With 27 goals, Costa was the key figure in Atletico's La Liga title triumph last year, and he also helped Diego Simeone's side finish as Champions League runners-up.
Yet before then his highest goal tally in a season was 10 during a loan spell at Rayo Vallecano and his breakthrough at Atletico only came in 2013 when he emerged from team-mate Radamel Falcao's shadow to score in a Copa del Rey final win over Real Madrid.
Given the 26-year-old's no-holds-barred style, it is little surprise he has fared so well in the rough and tumble Premier League.

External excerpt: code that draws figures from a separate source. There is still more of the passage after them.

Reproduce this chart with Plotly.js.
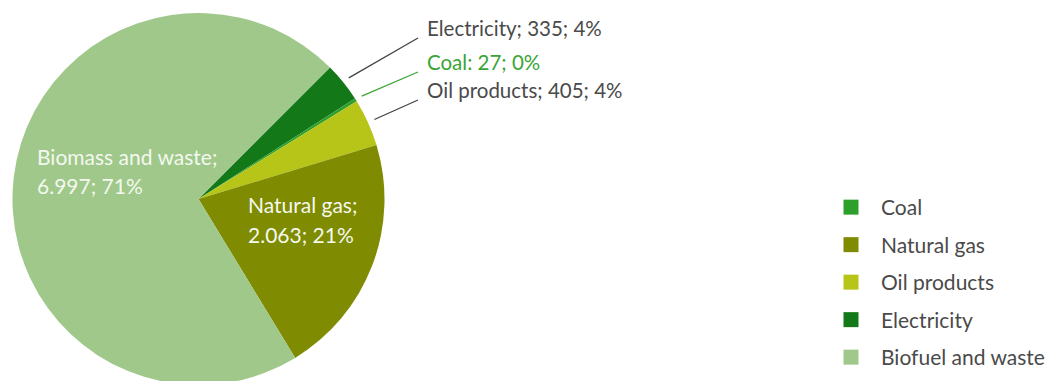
<!DOCTYPE html>
<html>
<head>
<meta charset="utf-8">
<script src="https://cdn.plot.ly/plotly-3.0.1.min.js"></script>
<style>
  html, body { margin: 0; padding: 0; background: #ffffff; overflow: hidden; }
  #chart { width: 1062px; height: 385px; }
</style>
</head>
<body>
<div id="chart"></div>
<script>
// ---- data ----
const sliceLabels = ['Electricity', 'Coal', 'Oil products', 'Natural gas', 'Biomass and waste'];
const sliceValues = [335, 27, 405, 2063, 6997];
const slicePercent = [4, 0, 4, 21, 71];
const sliceSeparator = [';', ':', ';', ';', ';'];
const legendLabels = ['Coal', 'Natural gas', 'Oil products', 'Electricity', 'Biofuel and waste'];

// ---- styles ----
const sliceColors = {
  'Electricity': '#137817',
  'Coal': '#2f9f2b',
  'Oil products': '#b6c518',
  'Natural gas': '#7f8b00',
  'Biomass and waste': '#9fc88a'
};
const legendColors = {
  'Coal': '#2f9f2b',
  'Natural gas': '#7f8b00',
  'Oil products': '#b6c518',
  'Electricity': '#137817',
  'Biofuel and waste': '#9fc88a'
};

const W = 1062, H = 385;
const FONT = 'Lato, "Open Sans", sans-serif';
const greyText = '#4a4a4a';
const px = x => x / W;
const py = y => 1 - y / H;

// pie geometry (pixels)
const cx = 198.5, cy = 199, R = 186;
const rotation = 45;

function fmt(v) { return String(v).replace(/\B(?=(\d{3})+(?!\d))/g, '.'); }

const pieTrace = {
  type: 'pie',
  labels: sliceLabels,
  values: sliceValues,
  sort: false,
  direction: 'clockwise',
  rotation: rotation,
  textinfo: 'none',
  hoverinfo: 'label+value+percent',
  showlegend: false,
  marker: { colors: sliceLabels.map(l => sliceColors[l]), line: { width: 0 } },
  domain: { x: [px(cx - R), px(cx + R)], y: [0, (2 * R) / H] }
};

const legendTraces = legendLabels.map((name, i) => ({
  type: 'scatter',
  mode: 'markers',
  x: [null], y: [null],
  name: name,
  legendgroup: 'g' + i,
  marker: { symbol: 'square', size: 15, color: legendColors[name] },
  hoverinfo: 'skip'
}));

// slice mid angles (degrees clockwise from 12 o'clock)
const total = sliceValues.reduce((a, b) => a + b, 0);
const midAngles = [];
let acc = rotation;
sliceValues.forEach(v => {
  const span = v / total * 360;
  midAngles.push(acc + span / 2);
  acc += span;
});

function labelText(i) {
  return sliceLabels[i] + sliceSeparator[i] + ' ' + fmt(sliceValues[i]) + '; ' + slicePercent[i] + '%';
}

const annotations = [];
const shapes = [];

// outside labels for the small slices
const outside = [
  { i: 0, y: 28, color: greyText, line: '#444444' },
  { i: 1, y: 62, color: '#3aa535', line: '#3aa535' },
  { i: 2, y: 90, color: greyText, line: '#444444' }
];
outside.forEach(o => {
  annotations.push({
    xref: 'paper', yref: 'paper', x: px(425), y: py(o.y),
    xanchor: 'left', yanchor: 'middle', showarrow: false,
    text: labelText(o.i), font: { family: FONT, size: 20.5, color: o.color }
  });
  const a = midAngles[o.i] * Math.PI / 180;
  const r0 = R + 7;
  shapes.push({
    type: 'line', xref: 'paper', yref: 'paper',
    x0: px(cx + r0 * Math.sin(a)), y0: py(cy - r0 * Math.cos(a)),
    x1: px(418), y1: py(o.y + 10),
    line: { color: o.line, width: 1.3 }
  });
});

// inside labels (two lines each)
const inside = [
  { i: 4, x: 35, y1: 156, y2: 186 },
  { i: 3, x: 246, y1: 205, y2: 234 }
];
inside.forEach(o => {
  annotations.push({
    xref: 'paper', yref: 'paper', x: px(o.x), y: py(o.y1),
    xanchor: 'left', yanchor: 'middle', showarrow: false,
    text: sliceLabels[o.i] + sliceSeparator[o.i],
    font: { family: FONT, size: 21, color: '#f4f8ef' }
  });
  annotations.push({
    xref: 'paper', yref: 'paper', x: px(o.x), y: py(o.y2),
    xanchor: 'left', yanchor: 'middle', showarrow: false,
    text: fmt(sliceValues[o.i]) + '; ' + slicePercent[o.i] + '%',
    font: { family: FONT, size: 21, color: '#f4f8ef' }
  });
});

const layout = {
  width: W, height: H,
  margin: { l: 0, r: 0, t: 0, b: 0 },
  paper_bgcolor: '#ffffff',
  plot_bgcolor: 'rgba(0,0,0,0)',
  showlegend: true,
  xaxis: { visible: false, domain: [0.98, 0.99] },
  yaxis: { visible: false, domain: [0.98, 0.99] },
  legend: {
    x: px(821), y: py(187), xanchor: 'left', yanchor: 'top',
    traceorder: 'grouped', tracegroupgap: 7.2,
    itemwidth: 50,
    font: { family: FONT, size: 21, color: greyText },
    bgcolor: 'rgba(0,0,0,0)', borderwidth: 0
  },
  annotations: annotations,
  shapes: shapes
};

Plotly.newPlot('chart', [pieTrace].concat(legendTraces), layout, { displayModeBar: false, staticPlot: true });
</script>
</body>
</html>
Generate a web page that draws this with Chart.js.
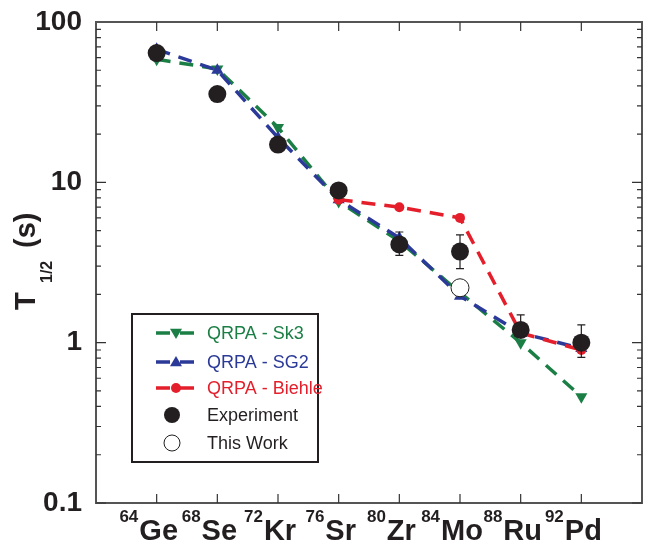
<!DOCTYPE html>
<html>
<head>
<meta charset="utf-8">
<script src="https://cdn.jsdelivr.net/npm/chart.js@4.4.0/dist/chart.umd.min.js"></script>
<style>
  html, body { margin: 0; padding: 0; background: #fff; }
  #wrap { width: 652px; height: 550px; }
</style>
</head>
<body>
<div id="wrap"><canvas id="grafica"></canvas></div>
<script>
// Datos
const nuclei = ['Ge', 'Se', 'Kr', 'Sr', 'Zr', 'Mo', 'Ru', 'Pd'];
const massNumbers = ['64', '68', '72', '76', '80', '84', '88', '92'];
const sk3 = [58.5, 51, 22, 7.6, 4.3, 2.05, 1.0, 0.46];
const sg2 = [67.5, 50, 19, 7.8, 4.5, 1.95, 1.15, 0.92];
const biehle = [null, null, null, 7.8, 7.0, 6.0, 1.15, 0.9];
const experiment = [64, 35.5, 17.2, 8.9, 4.1, 3.7, 1.2, 1.0];
const expLow = [null, null, null, null, 3.5, 2.9, 1.1, 0.81];
const expHigh = [null, null, null, null, 4.9, 4.7, 1.49, 1.29];
const thisWork = [null, null, null, null, null, 2.2, null, null];
const yTicks = [0.1, 1, 10, 100];
const yTickLabels = ['0.1', '1', '10', '100'];

const GREEN = '#1b7f45';
const BLUE = '#2b3a98';
const RED = '#e41f2b';
const BLACK = '#231f20';
const FONT = '"Liberation Sans", Arial, sans-serif';

const toPoints = arr => arr.map((v, i) => ({ x: i, y: v })).filter(p => p.y !== null);

const datasets = [
  { label: 'QRPA - Sk3', data: toPoints(sk3), borderColor: GREEN, backgroundColor: GREEN,
    borderWidth: 3.5, borderDash: [14, 9], pointStyle: 'triangle', pointRotation: 180,
    pointRadius: 7, pointBorderWidth: 0, order: 5 },
  { label: 'QRPA - SG2', data: toPoints(sg2), borderColor: BLUE, backgroundColor: BLUE,
    borderWidth: 3.5, borderDash: [14, 9], pointStyle: 'triangle',
    pointRadius: 7, pointBorderWidth: 0, order: 4 },
  { label: 'QRPA - Biehle', data: toPoints(biehle), borderColor: RED, backgroundColor: RED,
    borderWidth: 3.5, borderDash: [14, 9], pointStyle: 'circle',
    pointRadius: 5, pointBorderWidth: 0, order: 3 },
  { label: 'Experiment', data: toPoints(experiment), showLine: false, borderColor: BLACK,
    backgroundColor: BLACK, pointStyle: 'circle', pointRadius: 9, pointBorderWidth: 0, order: 2 },
  { label: 'This Work', data: toPoints(thisWork), showLine: false, borderColor: BLACK,
    backgroundColor: '#ffffff', pointStyle: 'circle', pointRadius: 9, pointBorderWidth: 1, order: 1 }
];

// Barras de error, marco, ticks hacia dentro, etiquetas y leyenda
const decor = {
  id: 'decor',
  afterDatasetsDraw(chart) {
    const { ctx, scales: { x, y } } = chart;
    ctx.save();
    ctx.strokeStyle = BLACK;
    ctx.lineWidth = 1.2;
    expLow.forEach((lo, i) => {
      if (lo === null) return;
      const px = x.getPixelForValue(i);
      const y1 = y.getPixelForValue(lo), y2 = y.getPixelForValue(expHigh[i]);
      ctx.beginPath();
      ctx.moveTo(px, y1); ctx.lineTo(px, y2);
      ctx.moveTo(px - 4, y1); ctx.lineTo(px + 4, y1);
      ctx.moveTo(px - 4, y2); ctx.lineTo(px + 4, y2);
      ctx.stroke();
    });
    ctx.restore();
  },
  afterDraw(chart) {
    const { ctx, chartArea: a, scales: { x, y } } = chart;
    ctx.save();
    // marco
    ctx.strokeStyle = '#555';
    ctx.lineWidth = 2;
    ctx.strokeRect(a.left, a.top, a.right - a.left, a.bottom - a.top);
    // ticks
    ctx.lineWidth = 1.2;
    ctx.strokeStyle = '#333';
    ctx.beginPath();
    for (let e = -1; e <= 1; e++) {
      for (let m = 1; m <= 9; m++) {
        const v = m * Math.pow(10, e);
        const py = y.getPixelForValue(v);
        const len = m === 1 ? 10 : 5;
        ctx.moveTo(a.left, py); ctx.lineTo(a.left + len, py);
        ctx.moveTo(a.right, py); ctx.lineTo(a.right - len, py);
      }
    }
    nuclei.forEach((n, i) => {
      const px = x.getPixelForValue(i);
      ctx.moveTo(px, a.bottom); ctx.lineTo(px, a.bottom - 9);
      ctx.moveTo(px, a.top); ctx.lineTo(px, a.top + 9);
    });
    ctx.stroke();

    // etiquetas del eje y
    ctx.fillStyle = BLACK;
    ctx.font = 'bold 28px ' + FONT;
    ctx.textAlign = 'right';
    ctx.textBaseline = 'middle';
    yTicks.forEach((v, i) => {
      ctx.fillText(yTickLabels[i], a.left - 14, y.getPixelForValue(v));
    });

    // etiquetas del eje x con superindice
    ctx.textBaseline = 'alphabetic';
    nuclei.forEach((n, i) => {
      const px = x.getPixelForValue(i);
      ctx.font = 'bold 29px ' + FONT;
      const w = ctx.measureText(n).width;
      ctx.textAlign = 'center';
      ctx.fillText(n, px + 2, 540);
      ctx.font = 'bold 17px ' + FONT;
      ctx.textAlign = 'right';
      ctx.fillText(massNumbers[i], px + 2 - w / 2 - 1, 522);
    });

    // titulo del eje y
    ctx.save();
    ctx.translate(35, 310);
    ctx.rotate(-Math.PI / 2);
    ctx.textAlign = 'left';
    ctx.font = 'bold 29px ' + FONT;
    ctx.fillText('T', 0, 0);
    ctx.font = 'bold 16px ' + FONT;
    ctx.fillText('1/2', 27, 17);
    ctx.font = 'bold 29px ' + FONT;
    ctx.fillText('(s)', 62, 0);
    ctx.restore();

    // leyenda
    const lx = 132, ly = 314, lw = 186, lh = 148;
    ctx.fillStyle = '#fff';
    ctx.fillRect(lx, ly, lw, lh);
    ctx.strokeStyle = BLACK;
    ctx.lineWidth = 2;
    ctx.strokeRect(lx, ly, lw, lh);
    const rows = [333, 362, 388, 415, 443];
    const colors = [GREEN, BLUE, RED, BLACK, BLACK];
    chart.data.datasets.forEach((ds, i) => {
      const cy = rows[i], cx = 176;
      ctx.save();
      if (ds.showLine !== false) {
        ctx.strokeStyle = ds.borderColor;
        ctx.lineWidth = 3.5;
        ctx.setLineDash([14, 10]);
        ctx.beginPath();
        ctx.moveTo(156, cy); ctx.lineTo(198, cy);
        ctx.stroke();
        ctx.setLineDash([]);
      }
      ctx.fillStyle = ds.backgroundColor;
      ctx.strokeStyle = ds.borderColor;
      ctx.beginPath();
      if (ds.pointStyle === 'triangle') {
        const r = 6;
        const s = ds.pointRotation === 180 ? -1 : 1;
        ctx.moveTo(cx, cy - s * r);
        ctx.lineTo(cx + r, cy + s * r * 0.7);
        ctx.lineTo(cx - r, cy + s * r * 0.7);
        ctx.closePath();
        ctx.fill();
      } else {
        const r = ds.pointRadius === 5 ? 5 : 8;
        ctx.arc(cx - (ds.showLine === false ? 4 : 0), cy, r, 0, Math.PI * 2);
        ctx.fill();
        if (ds.pointBorderWidth) { ctx.lineWidth = 1; ctx.stroke(); }
      }
      ctx.restore();
      ctx.fillStyle = colors[i];
      ctx.font = '18px ' + FONT;
      ctx.textAlign = 'left';
      ctx.textBaseline = 'middle';
      ctx.fillText(ds.label, 207, cy + 1);
    });
    ctx.restore();
  }
};

new Chart(document.getElementById('grafica'), {
  type: 'line',
  data: { datasets: datasets },
  options: {
    responsive: true,
    maintainAspectRatio: false,
    animation: false,
    layout: { padding: { left: 0, right: 10, top: 22, bottom: 0 } },
    plugins: { legend: { display: false }, tooltip: { enabled: false } },
    scales: {
      x: {
        type: 'linear', min: -1, max: 8,
        grid: { display: false, drawTicks: false },
        border: { display: false },
        ticks: { display: false },
        afterFit(s) { s.height = 47; }
      },
      y: {
        type: 'logarithmic', min: 0.1, max: 100,
        grid: { display: false, drawTicks: false },
        border: { display: false },
        ticks: { display: false },
        afterFit(s) { s.width = 96; }
      }
    }
  },
  plugins: [decor]
});
</script>
</body>
</html>
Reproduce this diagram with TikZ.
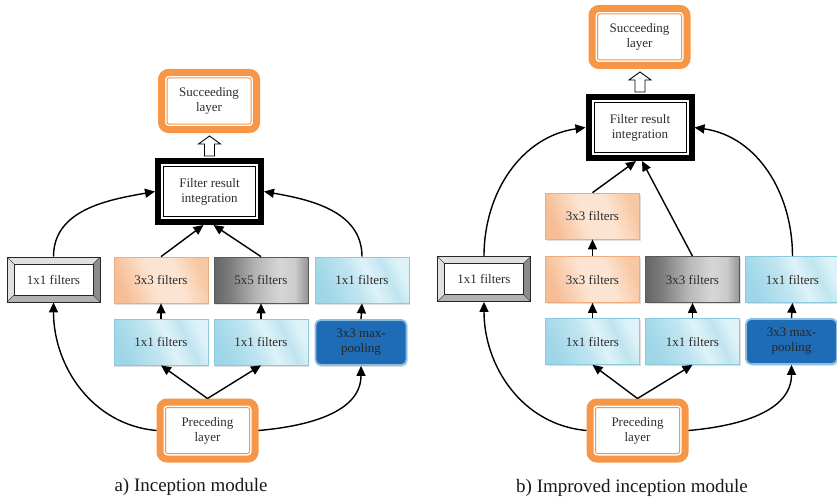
\documentclass[tikz,border=0pt]{standalone}
\usepackage{fontspec}
\setmainfont{Liberation Serif}
\usetikzlibrary{arrows.meta,calc,shadows}
\definecolor{orng}{RGB}{247,150,70}
\definecolor{txt}{RGB}{45,45,45}
\definecolor{orA}{RGB}{246,188,148}
\definecolor{orB}{RGB}{252,228,210}
\definecolor{orC}{RGB}{248,200,164}
\definecolor{orD}{RGB}{236,172,125}
\definecolor{blA}{RGB}{158,214,232}
\definecolor{blB}{RGB}{222,242,248}
\definecolor{blC}{RGB}{192,229,240}
\definecolor{blD}{RGB}{140,200,222}
\definecolor{poolF}{RGB}{30,108,182}
\definecolor{poolD}{RGB}{140,190,226}
\pgfdeclarehorizontalshading{metalsh}{100bp}{color(0bp)=(black!60); color(25bp)=(black!60); color(33bp)=(black!52); color(48bp)=(black!28); color(60bp)=(black!16); color(68bp)=(black!20); color(75bp)=(black!42); color(100bp)=(black!42)}
\pgfdeclarehorizontalshading{bluesh}{100bp}{color(0bp)=(blA); color(25bp)=(blA); color(45bp)=(blC); color(55bp)=(blB); color(66bp)=(blC); color(75bp)=(blB); color(100bp)=(blB)}
\pgfdeclarehorizontalshading{orsh}{100bp}{color(0bp)=(orA); color(25bp)=(orA); color(45bp)=(orB); color(60bp)=(orB); color(75bp)=(orC); color(100bp)=(orC)}
\newcommand\hollowup[1]{\draw[line width=0.9pt, fill=white] ($(#1)+(-5,2)$) -- ($(#1)+(-5,14)$) -- ($(#1)+(-11,14)$) -- ($(#1)+(0,22)$) -- ($(#1)+(11,14)$) -- ($(#1)+(5,14)$) -- ($(#1)+(5,2)$) -- cycle;}
\begin{document}
\begin{tikzpicture}[x=1pt,y=1pt,
  every node/.style={text=txt, font=\fontsize{13}{15}\selectfont, align=center, inner sep=0pt},
  layerbox/.style={draw=orng, line width=7pt, rounded corners=7pt, fill=white,
    minimum width=95pt, minimum height=57pt,
    path picture={\draw[orng, line width=1pt, rounded corners=2pt]
      ($(path picture bounding box.south west)+(5.5,5.5)$) rectangle
      ($(path picture bounding box.north east)+(-5.5,-5.5)$);}},
  integbox/.style={draw=black, line width=6pt, fill=white,
    minimum width=103pt, minimum height=61pt,
    path picture={\draw[black, line width=1pt]
      ($(path picture bounding box.south west)+(5.5,5.5)$) rectangle
      ($(path picture bounding box.north east)+(-5.5,-5.5)$);}},
  fbox/.style={minimum width=94pt, minimum height=46pt, line width=0.7pt,
    drop shadow={shadow xshift=1.2pt, shadow yshift=-1.8pt, opacity=0.25}},
  orbox/.style={fbox, draw=orD, shading=orsh, shading angle=20},
  graybox/.style={fbox, draw=black!65, shading=metalsh},
  bluebox/.style={fbox, draw=blD, shading=bluesh, shading angle=25},
  poolbox/.style={fbox, minimum width=91pt, minimum height=45pt, line width=1.8pt,
    rounded corners=5pt, draw=poolD, fill=poolF, text=black!85},
  bevelbox/.style={draw=black!85, line width=0.8pt, fill=black!12,
    minimum width=93pt, minimum height=45pt,
    path picture={
      \coordinate (sw) at (path picture bounding box.south west);
      \coordinate (ne) at (path picture bounding box.north east);
      \coordinate (se) at (path picture bounding box.south east);
      \coordinate (nw) at (path picture bounding box.north west);
      \fill[black!45] (ne) -- ($(ne)+(-7,-7)$) -- ($(se)+(-7,7)$) -- (se) -- cycle;
      \fill[black!30] (sw) -- ($(sw)+(7,7)$) -- ($(se)+(-7,7)$) -- (se) -- cycle;
      \draw[black!70, line width=0.5pt] (sw) -- ($(sw)+(7,7)$) (se) -- ($(se)+(-7,7)$)
        (ne) -- ($(ne)+(-7,-7)$) (nw) -- ($(nw)+(7,-7)$);
      \draw[black!85, line width=0.8pt, fill=white] ($(sw)+(7,7)$) rectangle ($(ne)+(-7,-7)$);}},
  caption/.style={font=\fontsize{19}{22}\selectfont, text=black!90},
  arr/.style={line width=1.4pt, -{Triangle[length=10pt,width=9pt]}}
]
\useasboundingbox (0,0) rectangle (837,-500);

% ---------------- a) Inception module ----------------
\node[layerbox] (sucA) at (209,-101) {Succeeding\\layer};
\node[integbox] (intA) at (209.5,-191.5) {Filter result\\integration};
\node[bevelbox] (b1A) at (53.5,-279.5) {1x1 filters};
\node[orbox] (o3A) at (161,-280) {3x3 filters};
\node[graybox] (g5A) at (261,-280) {5x5 filters};
\node[bluebox] (c1A) at (362,-280) {1x1 filters};
\node[bluebox] (r1A) at (161,-342) {1x1 filters};
\node[bluebox] (r2A) at (261,-342) {1x1 filters};
\node[poolbox] (mpA) at (361,-342.5) {3x3 max-\\pooling};
\node[layerbox] (preA) at (207.5,-430.5) {Preceding\\layer};
\node[caption] (capA) at (191,-487) {a) Inception module};

\hollowup{intA.north}
\draw[arr] (b1A.north) to[out=90,in=190] (intA.west);
\draw[arr] (c1A.north) to[out=90,in=-10] (intA.east);
\draw[arr] (o3A.north) -- ($(intA.south)+(-6,0)$);
\draw[arr] (g5A.north) -- ($(intA.south)+(4,0)$);
\draw[arr] (r1A.north) -- (o3A.south);
\draw[arr] (r2A.north) -- (g5A.south);
\draw[arr] (mpA.north) -- (c1A.south);
\draw[arr] (preA.north) -- (r1A.south);
\draw[arr] (preA.north) -- (r2A.south);
\draw[arr] (preA.west) to[out=175,in=-90] (b1A.south);
\draw[arr] (preA.east) to[out=5,in=-90] (mpA.south);

% ---------------- b) Improved inception module ----------------
\node[layerbox] (sucB) at (639.5,-37) {Succeeding\\layer};
\node[integbox] (intB) at (640,-127.5) {Filter result\\integration};
\node[orbox] (topB) at (592.5,-216) {3x3 filters};
\node[bevelbox] (b1B) at (484,-279) {1x1 filters};
\node[orbox] (o3B) at (592.5,-279.5) {3x3 filters};
\node[graybox] (g3B) at (692.5,-279.5) {3x3 filters};
\node[bluebox] (c1B) at (792.5,-279.5) {1x1 filters};
\node[bluebox] (r1B) at (592.5,-341.5) {1x1 filters};
\node[bluebox] (r2B) at (692.5,-341.5) {1x1 filters};
\node[poolbox] (mpB) at (791.5,-341.5) {3x3 max-\\pooling};
\node[layerbox] (preB) at (637.5,-430.5) {Preceding\\layer};
\node[caption] (capB) at (632,-488) {b) Improved inception module};

\hollowup{intB.north}
\draw[arr] (b1B.north) to[out=90,in=188] (intB.west);
\draw[arr] (c1B.north) to[out=90,in=-8] (intB.east);
\draw[arr] (topB.north) -- ($(intB.south)+(-4,0)$);
\draw[arr] (g3B.north) -- ($(intB.south)+(2,0)$);
\draw[arr] (o3B.north) -- (topB.south);
\draw[arr] (r1B.north) -- (o3B.south);
\draw[arr] (r2B.north) -- (g3B.south);
\draw[arr] (mpB.north) -- (c1B.south);
\draw[arr] (preB.north) -- (r1B.south);
\draw[arr] (preB.north) -- (r2B.south);
\draw[arr] (preB.west) to[out=175,in=-90] (b1B.south);
\draw[arr] (preB.east) to[out=5,in=-90] (mpB.south);
\end{tikzpicture}
\end{document}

Costa has fired the Blues to the top of the Premier League with 17 goals in just 20 appearances, while also earning widespread criticism after being handed a three-match ban for his cynical stamp on Liverpool's Emre Can in the League Cup semi-finals.
Like Mourinho, he has demonstrated a refusal to play by the sport's accepted conventions, no matter what the perception of his aggressive approach.
He responded to his suspension for the Can incident by clattering into Terry in the next training session, which can hardly have surprised the veteran defender given his colleague's call to arms during his first day at the club's Cobham headquarters.
"I'm very happy to be playing for Chelsea, but there will be times when I frustrate and annoy you, the Daily Telegraph quoted Costa as telling his team-mates.
"I will fight for every ball, every goal and I will get banned during the season.
"But I will also win you more points than you had last year and we will win trophies."
So far Costa has been true to that battle cry and this weekend he has the opportunity to deliver the silverware as well.